By the way, I was looking at the FHWA guardrail guide link listed above. I see a couple of Michigan's guardrails are used, including a retrofit of Michigan's beautiful R4 type railings. However the guide did not list Michigan's two-tube guardrail, which is a low profile low visual impact railing that is crash-tested and AASHTO approved, and is an excellent choice for historic bridge applications. The document also did not discuss a further use of these two-tube systems as an alternative way to retrofit the R4 railings in a more aesthetically pleasing way. These two-tube systems are good solutions that combine safety and aesthetics.
Also, the historic balustrade railings, generically called Texas railing http://3.bp.blogspot.com/_LBWeRsNcsFI/Rwvimc2EwcI/AAAAAAAABi8/eOGUGzoJRDY/S660/Texas+Rail_1744r.jpg but common in Indiana too are crash tested barriers.
Also, Chicago developed a narrower and more aesthetically pleasing alternative to the New Jersey Barrier. The Chicago Barrier has some aesthetic detailing and is not sloped to enable it to be used on roadways with limited width, such as the early limited access highway, Lakeshore Drive.

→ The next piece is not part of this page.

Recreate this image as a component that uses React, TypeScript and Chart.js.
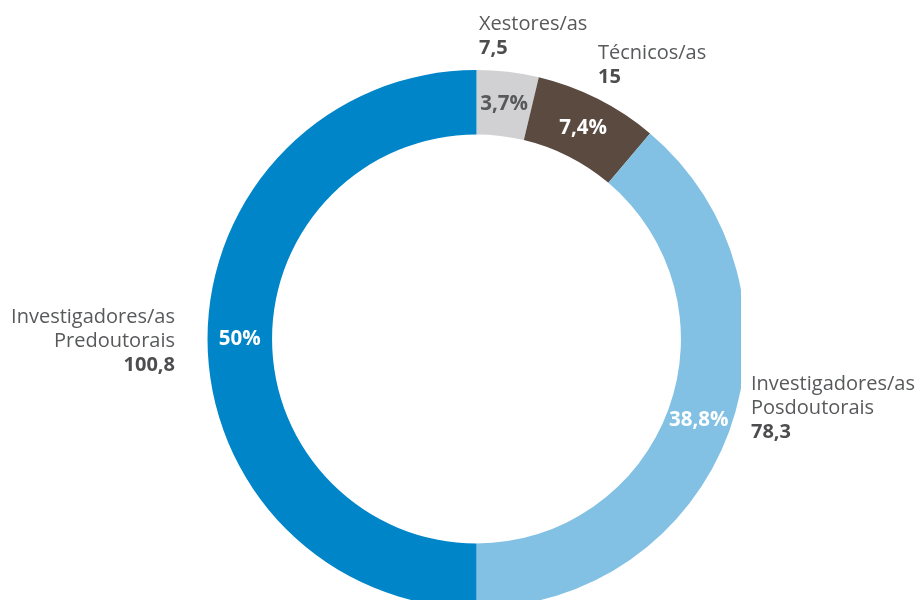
import React, { useEffect, useRef } from "react";
import { Chart, registerables } from "chart.js";

Chart.register(...registerables);

const categories = [
  ["Xestores/as"],
  ["Técnicos/as"],
  ["Investigadores/as", "Posdoutorais"],
  ["Investigadores/as", "Predoutorais"],
];
const values = [7.5, 15, 78.3, 100.8];
const valueLabels = ["7,5", "15", "78,3", "100,8"];
const percentLabels = ["3,7%", "7,4%", "38,8%", "50%"];
const colors = ["#d1d1d3", "#5a4a40", "#82c1e4", "#0085c9"];
const percentColors = ["#58595b", "#ffffff", "#ffffff", "#ffffff"];

const FONT = "'Open Sans', 'Noto Sans', sans-serif";

export default function App() {
  const ref = useRef<HTMLCanvasElement>(null);

  useEffect(() => {
    document.body.style.margin = "0";
    const canvas = ref.current!;

    const clipPlugin = {
      id: "clipRight",
      beforeDatasetsDraw(chart: any) {
        const ctx = chart.ctx;
        ctx.save();
        ctx.beginPath();
        ctx.rect(0, 0, 741, chart.height);
        ctx.clip();
      },
      afterDatasetsDraw(chart: any) {
        chart.ctx.restore();
      },
    };

    // anchors for outer labels: [x, baselineY, align]
    const anchors: [number, number, CanvasTextAlign][] = [
      [479, 30, "left"],
      [598, 59, "left"],
      [751, 390, "left"],
      [175, 323, "right"],
    ];

    const labelPlugin = {
      id: "labels",
      afterDraw(chart: any) {
        const ctx = chart.ctx;
        const meta = chart.getDatasetMeta(0);
        ctx.save();
        meta.data.forEach((arc: any, i: number) => {
          const p = arc.getCenterPoint();
          ctx.font = `bold 20.5px ${FONT}`;
          ctx.fillStyle = percentColors[i];
          ctx.textAlign = "center";
          ctx.textBaseline = "middle";
          ctx.fillText(percentLabels[i], p.x, p.y);
        });
        categories.forEach((lines, i) => {
          const [x, y, align] = anchors[i];
          ctx.textAlign = align;
          ctx.textBaseline = "alphabetic";
          ctx.font = `20px ${FONT}`;
          ctx.fillStyle = "#58595b";
          lines.forEach((ln, j) => ctx.fillText(ln, x, y + j * 24));
          ctx.font = `bold 20px ${FONT}`;
          ctx.fillStyle = "#4d4d4f";
          ctx.fillText(valueLabels[i], x, y + lines.length * 24);
        });
        ctx.restore();
      },
    };

    const chart = new Chart(canvas, {
      type: "doughnut",
      data: {
        labels: categories.map((c) => c.join(" ")),
        datasets: [
          {
            data: values,
            backgroundColor: colors,
            borderWidth: 0,
          },
        ],
      },
      options: {
        animation: false,
        responsive: false,
        maintainAspectRatio: false,
        cutout: "76%",
        layout: { padding: { left: 207, right: 171, top: 70, bottom: 12 } },
        plugins: {
          legend: { display: false },
          tooltip: { enabled: false },
        },
      },
      plugins: [clipPlugin, labelPlugin],
    });
    return () => chart.destroy();
  }, []);

  return (
    <div style={{ width: 917, height: 600, overflow: "hidden", position: "relative", background: "#fff" }}>
      <canvas ref={ref} width={917} height={620} style={{ display: "block", width: 917, height: 620 }} />
    </div>
  );
}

The Illinois list is unfortunately nothing new... its the same useless nonsense that state has promoted since day 1. The list does not display a statewide context for historic bridges, let alone any individual discussions for each bridge bridge. The lists tells us what bridges they think are NR eligible... but it doesn't tell us WHY they are, or if found ineligible, they don't tell us WHY NOT. This is inexcusable on the part of IDOT, and I have emailed them multiple times and been unable to get either a statewide context or an individual evaluation. For all I know they reached into a hat to randomly pull out bridges to be considered NR eligible.